Dios, que escucha lo que decimos y nos toma la palabra, concedió aún un plazo de cuarenta años a Israel, para que se arrepintiese y creyese en el Evangelio. Los que persistieron en su actitud impenitente, sufrieron la maldición que ellos mismos habían invocado sobre sus cabezas2 . Aún hoy, este ciego y desdichado pueblo permanece bajo esa maldición, hasta que los terribles juicios de la gran tribulación den por cumplido “su tiempo” de angustia (Mateo 24:9 y sig.; Isaías 40:2).
“Entonces les soltó a Barrabás”. “Les soltó a aquel que había sido echado en la cárcel por sedición y homicidio… y entregó a Jesús a la voluntad de ellos” (Mateo 27:26; Lucas 23:25).

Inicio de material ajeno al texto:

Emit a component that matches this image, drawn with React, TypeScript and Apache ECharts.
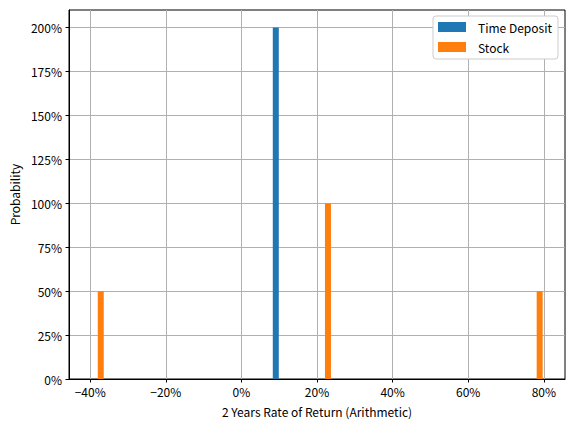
import React, { useEffect, useRef } from 'react';
import * as echarts from 'echarts';

// rate of return (%) and probability density (%)
const depositReturns = [9.1];
const depositProb = [200];
const stockReturns = [-37.2, 22.9, 78.9];
const stockProb = [50, 100, 50];
const xTicks = [-40, -20, 0, 20, 40, 60, 80];
const yTicks = [0, 25, 50, 75, 100, 125, 150, 175, 200];

const FONT = '"Noto Sans CJK SC", "Noto Sans", sans-serif';

const pct = (v: number) => (v < 0 ? '\u2212' + Math.abs(v) : String(v)) + '%';

const App = () => {
  const chartRef = useRef<HTMLDivElement>(null);

  useEffect(() => {
    document.body.style.margin = '0';
    if (!chartRef.current) return;
    const chart = echarts.init(chartRef.current, null, { renderer: 'svg' });

    const axisCommon = {
      axisLine: { show: true, onZero: false, lineStyle: { color: '#000', width: 1 } },
      axisTick: { show: true, length: 3.5, lineStyle: { color: '#000' } },
      splitLine: { show: true, lineStyle: { color: '#b0b0b0', width: 1 } },
      nameTextStyle: { fontFamily: FONT, fontSize: 12, color: '#000' },
    };

    chart.setOption({
      animation: false,
      grid: {
        left: 69,
        right: 10,
        top: 10,
        bottom: 51,
        show: true,
        borderColor: '#000',
        borderWidth: 1,
        backgroundColor: '#fff',
      },
      legend: {
        orient: 'vertical',
        right: 17,
        top: 16,
        padding: [4, 6, 5, 5],
        itemWidth: 28,
        itemHeight: 10,
        itemGap: 6,
        icon: 'rect',
        backgroundColor: '#fff',
        borderColor: '#cccccc',
        borderWidth: 1,
        borderRadius: 3,
        textStyle: {
          fontFamily: FONT,
          fontSize: 12,
          lineHeight: 14,
          color: '#000',
          padding: [0, 0, 0, 7],
        },
        data: ['Time Deposit', 'Stock'],
      },
      xAxis: {
        type: 'value',
        min: -45.6,
        max: 85.6,
        name: '2 Years Rate of Return (Arithmetic)',
        nameLocation: 'middle',
        nameGap: 26,
        ...axisCommon,
        axisTick: { ...axisCommon.axisTick, customValues: xTicks },
        axisLabel: {
          customValues: xTicks,
          formatter: pct,
          fontFamily: FONT,
          fontSize: 12,
          color: '#000',
          margin: 6,
        },
      },
      yAxis: {
        type: 'value',
        min: 0,
        max: 210,
        name: 'Probability',
        nameLocation: 'middle',
        nameGap: 49,
        ...axisCommon,
        axisTick: { ...axisCommon.axisTick, customValues: yTicks },
        axisLabel: {
          customValues: yTicks,
          formatter: pct,
          fontFamily: FONT,
          fontSize: 12,
          color: '#000',
          margin: 7,
        },
      },
      series: [
        {
          name: 'Time Deposit',
          type: 'bar',
          barWidth: 6,
          barGap: '-100%',
          itemStyle: { color: '#1f77b4' },
          data: depositReturns.map((x, i) => [x, depositProb[i]]),
        },
        {
          name: 'Stock',
          type: 'bar',
          barWidth: 6,
          barGap: '-100%',
          itemStyle: { color: '#ff7f0e' },
          data: stockReturns.map((x, i) => [x, stockProb[i]]),
        },
      ],
    });

    return () => {
      chart.dispose();
    };
  }, []);

  return <div ref={chartRef} style={{ width: 575, height: 430 }} />;
};

export default App;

- 1Dios, quien desde lo alto de los cielos había dado testimonio de su amado Hijo, permaneció en silencio (nosotros sabemos por qué) durante esas trágicas horas. Pero veló para que, durante la pasión del Señor, la inocencia de su Amado fuese atestiguada once veces por los hombres (Judas, Mateo 27:4; Pilato, Lucas 23:4, 14-15, 22; Juan 19:4, 6; Mateo 27:24; la mujer de Pilato, Mateo 27:19; el malhechor y el centurión, Lucas 23:41, 47).
- 2Un millón de judíos fueron masacrados por los romanos durante la destrucción de Jerusalén en el año 70.